[DATA EXTRACT]:
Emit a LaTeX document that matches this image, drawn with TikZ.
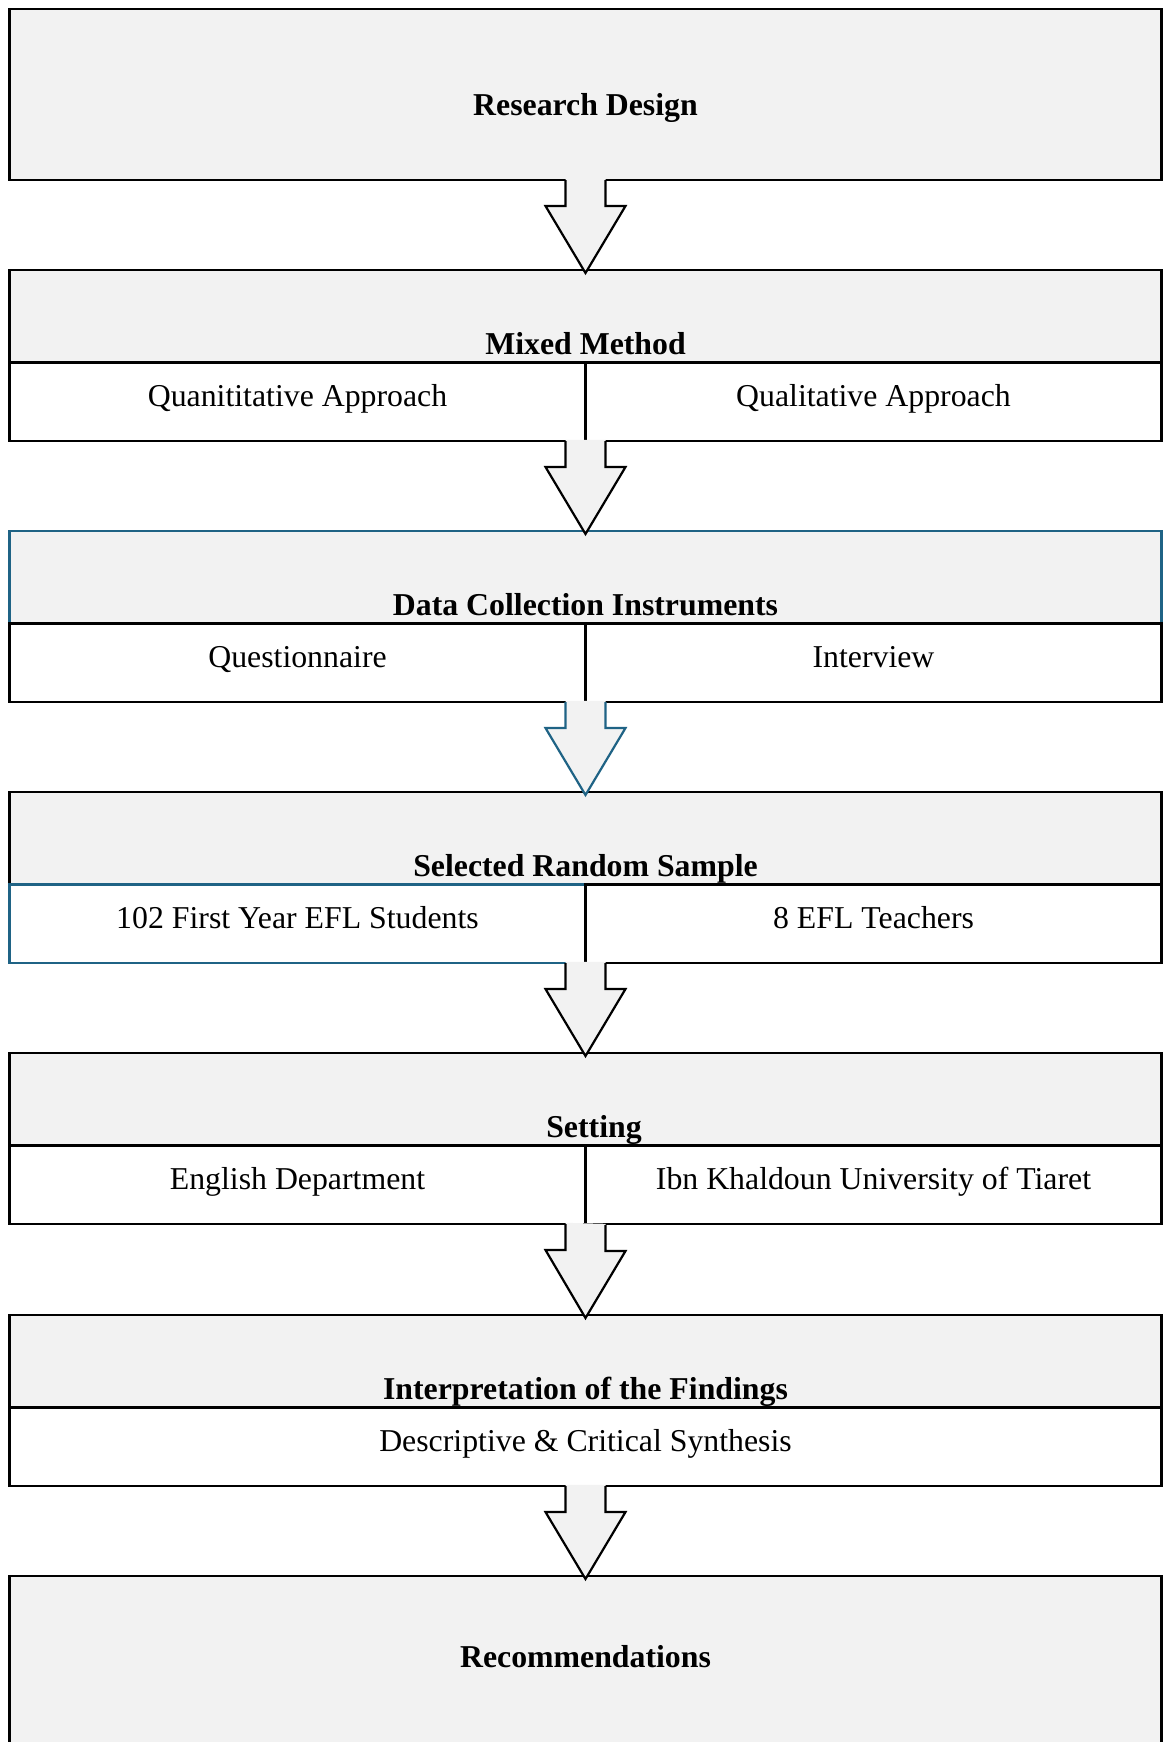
\documentclass[tikz,border=0pt]{standalone}
\usepackage{fontspec}
\setmainfont{Liberation Serif}
\usetikzlibrary{calc}

\definecolor{panelgray}{HTML}{F2F2F2}
\definecolor{accentblue}{HTML}{1F6385}

\tikzset{
  x=0.5pt, y=-0.5pt,
  frame/.style={draw=black, line width=1.1pt},
  headbox/.style={frame, fill=panelgray, minimum width=576pt, inner sep=0pt, outer sep=0pt, anchor=north},
  fullbox/.style={headbox, minimum height=85.5pt},
  topbox/.style={headbox, minimum height=46.25pt},
  cellbox/.style={frame, fill=white, minimum width=288pt, minimum height=39.25pt, inner sep=0pt, outer sep=0pt, anchor=north west},
  widecell/.style={cellbox, minimum width=576pt},
  title/.style={font=\bfseries\fontsize{15.9}{19}\selectfont, anchor=base, inner sep=0pt},
  item/.style={font=\fontsize{15.9}{19}\selectfont, anchor=base, inner sep=0pt},
  flow/.style={line width=1.1pt, line join=miter},
}

% block arrow from the bottom edge of one box to the top edge of the next
\newcommand\flowarrow[3][black]{%
  \fill[panelgray] ($(#2)+(-20,-1.2)$) -- ++(0,27.2) -- ++(-20,0) -- ($(#3)+(0,3)$)
        -- ++(40,-67) -- ++(-20,0) -- ++(0,-27.2) -- cycle;
  \draw[flow, draw=#1] ($(#2)+(-20,0)$) -- ++(0,26) -- ++(-20,0) -- ($(#3)+(0,3)$)
        -- ++(40,-67) -- ++(-20,0) -- ++(0,-26);
}

\begin{document}
\begin{tikzpicture}
\clip (0,0) rectangle (1163,1742);

% Research Design
\node[fullbox] (b1) at (585.5,9) {};
\node[title] (t1) at ($(b1.north)+(0,106)$) {Research Design};

% Mixed Method
\node[topbox] (b2) at (585.5,270) {};
\node[title] (t2) at ($(b2.south)+(0,-8)$) {Mixed Method};
\node[cellbox] (c2l) at (b2.south west) {};
\node[cellbox] (c2r) at (b2.south) {};
\node[item] (s2l) at ($(c2l.north)+(0,44)$) {Quanititative Approach};
\node[item] (s2r) at ($(c2r.north)+(0,44)$) {Qualitative Approach};

% Data Collection Instruments
\node[topbox, draw=accentblue] (b3) at (585.5,531) {};
\node[title] (t3) at ($(b3.south)+(0,-8)$) {Data Collection Instruments};
\node[cellbox] (c3l) at (b3.south west) {};
\node[cellbox] (c3r) at (b3.south) {};
\node[item] (s3l) at ($(c3l.north)+(0,44)$) {Questionnaire};
\node[item] (s3r) at ($(c3r.north)+(0,44)$) {Interview};

% Selected Random Sample
\node[topbox] (b4) at (585.5,792) {};
\node[title] (t4) at ($(b4.south)+(0,-8)$) {Selected Random Sample};
\node[cellbox, draw=accentblue] (c4l) at (b4.south west) {};
\node[cellbox] (c4r) at (b4.south) {};
\node[item] (s4l) at ($(c4l.north)+(0,44)$) {102 First Year EFL Students};
\node[item] (s4r) at ($(c4r.north)+(0,44)$) {8 EFL Teachers};

% Setting
\node[topbox] (b5) at (585.5,1053) {};
\node[title] (t5) at ($(b5.south)+(8.5,-8)$) {Setting};
\node[cellbox] (c5l) at (b5.south west) {};
\node[cellbox] (c5r) at (b5.south) {};
\node[item] (s5l) at ($(c5l.north)+(0,44)$) {English Department};
\node[item] (s5r) at ($(c5r.north)+(0,44)$) {Ibn Khaldoun University of Tiaret};

% Interpretation of the Findings
\node[topbox] (b6) at (585.5,1315) {};
\node[title] (t6) at ($(b6.south)+(0,-8)$) {Interpretation of the Findings};
\node[widecell] (c6) at (b6.south west) {};
\node[item] (s6) at ($(c6.north)+(0,44)$) {Descriptive \& Critical Synthesis};

% Recommendations
\node[fullbox] (b7) at (585.5,1576) {};
\node[title] (t7) at ($(b7.north)+(0,91)$) {Recommendations};

% arrows between the stages
\flowarrow{b1.south}{b2.north}
\flowarrow{c2l.south east}{b3.north}
\flowarrow[accentblue]{c3l.south east}{b4.north}
\flowarrow{c4r.south west}{b5.north}
\flowarrow{c5l.south east}{b6.north}
\flowarrow{c6.south}{b7.north}
\end{tikzpicture}
\end{document}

[EXERCISE DESCRIPTION]:
Copy the data character for character, but drop all pictures from the copy.

[RESPONSE BELOW]:
Emit a LaTeX document that matches this image, drawn with TikZ.
\documentclass[tikz,border=0pt]{standalone}
\usepackage{fontspec}
\setmainfont{Liberation Serif}
\usetikzlibrary{calc}

\definecolor{panelgray}{HTML}{F2F2F2}
\definecolor{accentblue}{HTML}{1F6385}

\tikzset{
  x=0.5pt, y=-0.5pt,
  frame/.style={draw=black, line width=1.1pt},
  headbox/.style={frame, fill=panelgray, minimum width=576pt, inner sep=0pt, outer sep=0pt, anchor=north},
  fullbox/.style={headbox, minimum height=85.5pt},
  topbox/.style={headbox, minimum height=46.25pt},
  cellbox/.style={frame, fill=white, minimum width=288pt, minimum height=39.25pt, inner sep=0pt, outer sep=0pt, anchor=north west},
  widecell/.style={cellbox, minimum width=576pt},
  title/.style={font=\bfseries\fontsize{15.9}{19}\selectfont, anchor=base, inner sep=0pt},
  item/.style={font=\fontsize{15.9}{19}\selectfont, anchor=base, inner sep=0pt},
  flow/.style={line width=1.1pt, line join=miter},
}

% block arrow from the bottom edge of one box to the top edge of the next
\newcommand\flowarrow[3][black]{%
  \fill[panelgray] ($(#2)+(-20,-1.2)$) -- ++(0,27.2) -- ++(-20,0) -- ($(#3)+(0,3)$)
        -- ++(40,-67) -- ++(-20,0) -- ++(0,-27.2) -- cycle;
  \draw[flow, draw=#1] ($(#2)+(-20,0)$) -- ++(0,26) -- ++(-20,0) -- ($(#3)+(0,3)$)
        -- ++(40,-67) -- ++(-20,0) -- ++(0,-26);
}

\begin{document}
\begin{tikzpicture}
\clip (0,0) rectangle (1163,1742);

% Research Design
\node[fullbox] (b1) at (585.5,9) {};
\node[title] (t1) at ($(b1.north)+(0,106)$) {Research Design};

% Mixed Method
\node[topbox] (b2) at (585.5,270) {};
\node[title] (t2) at ($(b2.south)+(0,-8)$) {Mixed Method};
\node[cellbox] (c2l) at (b2.south west) {};
\node[cellbox] (c2r) at (b2.south) {};
\node[item] (s2l) at ($(c2l.north)+(0,44)$) {Quanititative Approach};
\node[item] (s2r) at ($(c2r.north)+(0,44)$) {Qualitative Approach};

% Data Collection Instruments
\node[topbox, draw=accentblue] (b3) at (585.5,531) {};
\node[title] (t3) at ($(b3.south)+(0,-8)$) {Data Collection Instruments};
\node[cellbox] (c3l) at (b3.south west) {};
\node[cellbox] (c3r) at (b3.south) {};
\node[item] (s3l) at ($(c3l.north)+(0,44)$) {Questionnaire};
\node[item] (s3r) at ($(c3r.north)+(0,44)$) {Interview};

% Selected Random Sample
\node[topbox] (b4) at (585.5,792) {};
\node[title] (t4) at ($(b4.south)+(0,-8)$) {Selected Random Sample};
\node[cellbox, draw=accentblue] (c4l) at (b4.south west) {};
\node[cellbox] (c4r) at (b4.south) {};
\node[item] (s4l) at ($(c4l.north)+(0,44)$) {102 First Year EFL Students};
\node[item] (s4r) at ($(c4r.north)+(0,44)$) {8 EFL Teachers};

% Setting
\node[topbox] (b5) at (585.5,1053) {};
\node[title] (t5) at ($(b5.south)+(8.5,-8)$) {Setting};
\node[cellbox] (c5l) at (b5.south west) {};
\node[cellbox] (c5r) at (b5.south) {};
\node[item] (s5l) at ($(c5l.north)+(0,44)$) {English Department};
\node[item] (s5r) at ($(c5r.north)+(0,44)$) {Ibn Khaldoun University of Tiaret};

% Interpretation of the Findings
\node[topbox] (b6) at (585.5,1315) {};
\node[title] (t6) at ($(b6.south)+(0,-8)$) {Interpretation of the Findings};
\node[widecell] (c6) at (b6.south west) {};
\node[item] (s6) at ($(c6.north)+(0,44)$) {Descriptive \& Critical Synthesis};

% Recommendations
\node[fullbox] (b7) at (585.5,1576) {};
\node[title] (t7) at ($(b7.north)+(0,91)$) {Recommendations};

% arrows between the stages
\flowarrow{b1.south}{b2.north}
\flowarrow{c2l.south east}{b3.north}
\flowarrow[accentblue]{c3l.south east}{b4.north}
\flowarrow{c4r.south west}{b5.north}
\flowarrow{c5l.south east}{b6.north}
\flowarrow{c6.south}{b7.north}
\end{tikzpicture}
\end{document}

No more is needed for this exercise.